→ **To be done**
Set down the full listing exactly as given. Any pictures are to be left out.

→ **Source excerpt**
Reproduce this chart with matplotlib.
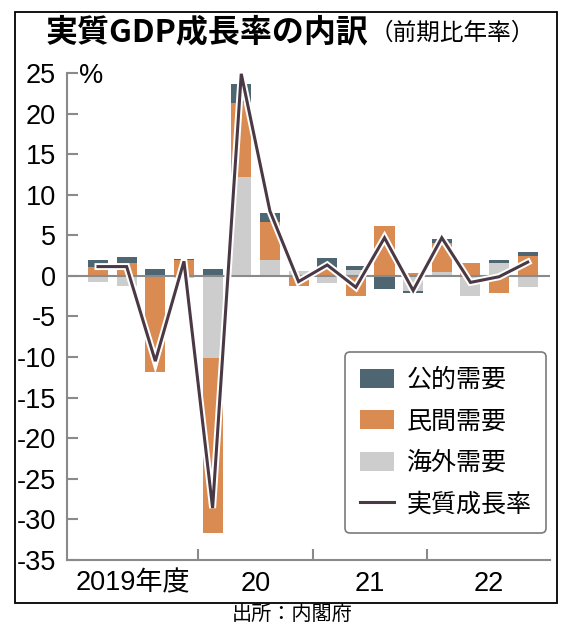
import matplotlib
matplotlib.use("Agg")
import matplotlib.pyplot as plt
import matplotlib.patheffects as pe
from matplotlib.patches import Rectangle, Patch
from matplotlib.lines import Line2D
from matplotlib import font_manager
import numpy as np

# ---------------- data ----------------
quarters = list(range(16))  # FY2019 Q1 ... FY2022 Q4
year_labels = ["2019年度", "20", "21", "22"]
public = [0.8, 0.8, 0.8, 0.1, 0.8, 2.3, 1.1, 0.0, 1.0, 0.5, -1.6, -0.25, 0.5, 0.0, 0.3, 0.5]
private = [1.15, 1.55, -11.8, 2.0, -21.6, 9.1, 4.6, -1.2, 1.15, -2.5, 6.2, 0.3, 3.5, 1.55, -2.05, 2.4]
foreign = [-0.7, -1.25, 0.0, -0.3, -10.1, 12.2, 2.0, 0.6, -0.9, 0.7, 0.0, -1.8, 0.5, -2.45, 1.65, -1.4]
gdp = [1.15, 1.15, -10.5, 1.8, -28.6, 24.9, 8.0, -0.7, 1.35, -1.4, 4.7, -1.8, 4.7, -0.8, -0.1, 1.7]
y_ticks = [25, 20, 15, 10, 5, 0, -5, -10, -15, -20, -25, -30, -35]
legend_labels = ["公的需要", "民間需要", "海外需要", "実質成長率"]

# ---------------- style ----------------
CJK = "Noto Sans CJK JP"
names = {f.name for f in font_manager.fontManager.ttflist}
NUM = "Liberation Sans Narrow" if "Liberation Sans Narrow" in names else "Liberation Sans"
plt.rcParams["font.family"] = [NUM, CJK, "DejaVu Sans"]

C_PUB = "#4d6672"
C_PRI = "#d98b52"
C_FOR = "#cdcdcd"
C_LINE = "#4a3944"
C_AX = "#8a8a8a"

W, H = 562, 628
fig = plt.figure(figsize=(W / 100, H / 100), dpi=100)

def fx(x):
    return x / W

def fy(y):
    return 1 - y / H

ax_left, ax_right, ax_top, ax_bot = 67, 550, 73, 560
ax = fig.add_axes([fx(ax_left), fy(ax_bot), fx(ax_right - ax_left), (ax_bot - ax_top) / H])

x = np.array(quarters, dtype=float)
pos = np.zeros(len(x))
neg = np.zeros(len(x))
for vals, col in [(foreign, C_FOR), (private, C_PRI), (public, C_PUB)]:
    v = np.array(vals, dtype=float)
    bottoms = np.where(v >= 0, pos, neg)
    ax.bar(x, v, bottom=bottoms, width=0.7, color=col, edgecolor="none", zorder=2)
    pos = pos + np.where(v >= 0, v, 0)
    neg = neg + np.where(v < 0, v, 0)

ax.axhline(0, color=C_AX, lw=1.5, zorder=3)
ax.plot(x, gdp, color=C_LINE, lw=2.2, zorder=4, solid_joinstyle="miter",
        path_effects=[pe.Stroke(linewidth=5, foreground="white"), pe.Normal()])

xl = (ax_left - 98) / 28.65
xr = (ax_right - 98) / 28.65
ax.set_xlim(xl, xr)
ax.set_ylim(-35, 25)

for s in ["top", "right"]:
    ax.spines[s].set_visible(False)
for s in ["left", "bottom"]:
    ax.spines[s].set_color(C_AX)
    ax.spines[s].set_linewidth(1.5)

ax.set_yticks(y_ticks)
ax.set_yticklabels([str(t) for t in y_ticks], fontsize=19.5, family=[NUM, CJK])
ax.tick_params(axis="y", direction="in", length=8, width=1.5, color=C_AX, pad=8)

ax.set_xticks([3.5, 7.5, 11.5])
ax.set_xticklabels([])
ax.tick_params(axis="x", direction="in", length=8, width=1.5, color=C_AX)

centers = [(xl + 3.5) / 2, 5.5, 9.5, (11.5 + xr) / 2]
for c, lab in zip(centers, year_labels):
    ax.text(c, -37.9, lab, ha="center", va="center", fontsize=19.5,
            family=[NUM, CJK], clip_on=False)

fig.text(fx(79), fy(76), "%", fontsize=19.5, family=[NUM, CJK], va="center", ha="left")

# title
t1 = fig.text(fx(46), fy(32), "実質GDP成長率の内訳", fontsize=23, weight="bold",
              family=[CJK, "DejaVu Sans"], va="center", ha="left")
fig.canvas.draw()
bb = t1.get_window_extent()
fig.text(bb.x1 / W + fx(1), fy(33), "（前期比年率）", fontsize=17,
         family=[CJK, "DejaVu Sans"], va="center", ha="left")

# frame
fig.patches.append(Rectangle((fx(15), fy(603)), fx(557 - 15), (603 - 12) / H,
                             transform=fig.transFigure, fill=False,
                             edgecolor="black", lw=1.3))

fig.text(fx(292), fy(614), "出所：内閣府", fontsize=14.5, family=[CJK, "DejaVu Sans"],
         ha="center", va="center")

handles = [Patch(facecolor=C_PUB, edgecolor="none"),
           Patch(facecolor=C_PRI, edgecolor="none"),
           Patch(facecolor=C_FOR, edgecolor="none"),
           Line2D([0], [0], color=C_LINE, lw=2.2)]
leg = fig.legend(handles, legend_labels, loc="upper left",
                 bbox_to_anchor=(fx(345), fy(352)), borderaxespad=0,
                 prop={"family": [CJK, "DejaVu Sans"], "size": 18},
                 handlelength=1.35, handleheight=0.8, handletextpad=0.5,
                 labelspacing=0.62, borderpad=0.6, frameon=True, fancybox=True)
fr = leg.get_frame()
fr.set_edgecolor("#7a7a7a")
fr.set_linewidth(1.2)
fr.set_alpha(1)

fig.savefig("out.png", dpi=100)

→ **Problem solution**
Reproduce this chart with matplotlib.
import matplotlib
matplotlib.use("Agg")
import matplotlib.pyplot as plt
import matplotlib.patheffects as pe
from matplotlib.patches import Rectangle, Patch
from matplotlib.lines import Line2D
from matplotlib import font_manager
import numpy as np

# ---------------- data ----------------
quarters = list(range(16))  # FY2019 Q1 ... FY2022 Q4
year_labels = ["2019年度", "20", "21", "22"]
public = [0.8, 0.8, 0.8, 0.1, 0.8, 2.3, 1.1, 0.0, 1.0, 0.5, -1.6, -0.25, 0.5, 0.0, 0.3, 0.5]
private = [1.15, 1.55, -11.8, 2.0, -21.6, 9.1, 4.6, -1.2, 1.15, -2.5, 6.2, 0.3, 3.5, 1.55, -2.05, 2.4]
foreign = [-0.7, -1.25, 0.0, -0.3, -10.1, 12.2, 2.0, 0.6, -0.9, 0.7, 0.0, -1.8, 0.5, -2.45, 1.65, -1.4]
gdp = [1.15, 1.15, -10.5, 1.8, -28.6, 24.9, 8.0, -0.7, 1.35, -1.4, 4.7, -1.8, 4.7, -0.8, -0.1, 1.7]
y_ticks = [25, 20, 15, 10, 5, 0, -5, -10, -15, -20, -25, -30, -35]
legend_labels = ["公的需要", "民間需要", "海外需要", "実質成長率"]

# ---------------- style ----------------
CJK = "Noto Sans CJK JP"
names = {f.name for f in font_manager.fontManager.ttflist}
NUM = "Liberation Sans Narrow" if "Liberation Sans Narrow" in names else "Liberation Sans"
plt.rcParams["font.family"] = [NUM, CJK, "DejaVu Sans"]

C_PUB = "#4d6672"
C_PRI = "#d98b52"
C_FOR = "#cdcdcd"
C_LINE = "#4a3944"
C_AX = "#8a8a8a"

W, H = 562, 628
fig = plt.figure(figsize=(W / 100, H / 100), dpi=100)

def fx(x):
    return x / W

def fy(y):
    return 1 - y / H

ax_left, ax_right, ax_top, ax_bot = 67, 550, 73, 560
ax = fig.add_axes([fx(ax_left), fy(ax_bot), fx(ax_right - ax_left), (ax_bot - ax_top) / H])

x = np.array(quarters, dtype=float)
pos = np.zeros(len(x))
neg = np.zeros(len(x))
for vals, col in [(foreign, C_FOR), (private, C_PRI), (public, C_PUB)]:
    v = np.array(vals, dtype=float)
    bottoms = np.where(v >= 0, pos, neg)
    ax.bar(x, v, bottom=bottoms, width=0.7, color=col, edgecolor="none", zorder=2)
    pos = pos + np.where(v >= 0, v, 0)
    neg = neg + np.where(v < 0, v, 0)

ax.axhline(0, color=C_AX, lw=1.5, zorder=3)
ax.plot(x, gdp, color=C_LINE, lw=2.2, zorder=4, solid_joinstyle="miter",
        path_effects=[pe.Stroke(linewidth=5, foreground="white"), pe.Normal()])

xl = (ax_left - 98) / 28.65
xr = (ax_right - 98) / 28.65
ax.set_xlim(xl, xr)
ax.set_ylim(-35, 25)

for s in ["top", "right"]:
    ax.spines[s].set_visible(False)
for s in ["left", "bottom"]:
    ax.spines[s].set_color(C_AX)
    ax.spines[s].set_linewidth(1.5)

ax.set_yticks(y_ticks)
ax.set_yticklabels([str(t) for t in y_ticks], fontsize=19.5, family=[NUM, CJK])
ax.tick_params(axis="y", direction="in", length=8, width=1.5, color=C_AX, pad=8)

ax.set_xticks([3.5, 7.5, 11.5])
ax.set_xticklabels([])
ax.tick_params(axis="x", direction="in", length=8, width=1.5, color=C_AX)

centers = [(xl + 3.5) / 2, 5.5, 9.5, (11.5 + xr) / 2]
for c, lab in zip(centers, year_labels):
    ax.text(c, -37.9, lab, ha="center", va="center", fontsize=19.5,
            family=[NUM, CJK], clip_on=False)

fig.text(fx(79), fy(76), "%", fontsize=19.5, family=[NUM, CJK], va="center", ha="left")

# title
t1 = fig.text(fx(46), fy(32), "実質GDP成長率の内訳", fontsize=23, weight="bold",
              family=[CJK, "DejaVu Sans"], va="center", ha="left")
fig.canvas.draw()
bb = t1.get_window_extent()
fig.text(bb.x1 / W + fx(1), fy(33), "（前期比年率）", fontsize=17,
         family=[CJK, "DejaVu Sans"], va="center", ha="left")

# frame
fig.patches.append(Rectangle((fx(15), fy(603)), fx(557 - 15), (603 - 12) / H,
                             transform=fig.transFigure, fill=False,
                             edgecolor="black", lw=1.3))

fig.text(fx(292), fy(614), "出所：内閣府", fontsize=14.5, family=[CJK, "DejaVu Sans"],
         ha="center", va="center")

handles = [Patch(facecolor=C_PUB, edgecolor="none"),
           Patch(facecolor=C_PRI, edgecolor="none"),
           Patch(facecolor=C_FOR, edgecolor="none"),
           Line2D([0], [0], color=C_LINE, lw=2.2)]
leg = fig.legend(handles, legend_labels, loc="upper left",
                 bbox_to_anchor=(fx(345), fy(352)), borderaxespad=0,
                 prop={"family": [CJK, "DejaVu Sans"], "size": 18},
                 handlelength=1.35, handleheight=0.8, handletextpad=0.5,
                 labelspacing=0.62, borderpad=0.6, frameon=True, fancybox=True)
fr = leg.get_frame()
fr.set_edgecolor("#7a7a7a")
fr.set_linewidth(1.2)
fr.set_alpha(1)

fig.savefig("out.png", dpi=100)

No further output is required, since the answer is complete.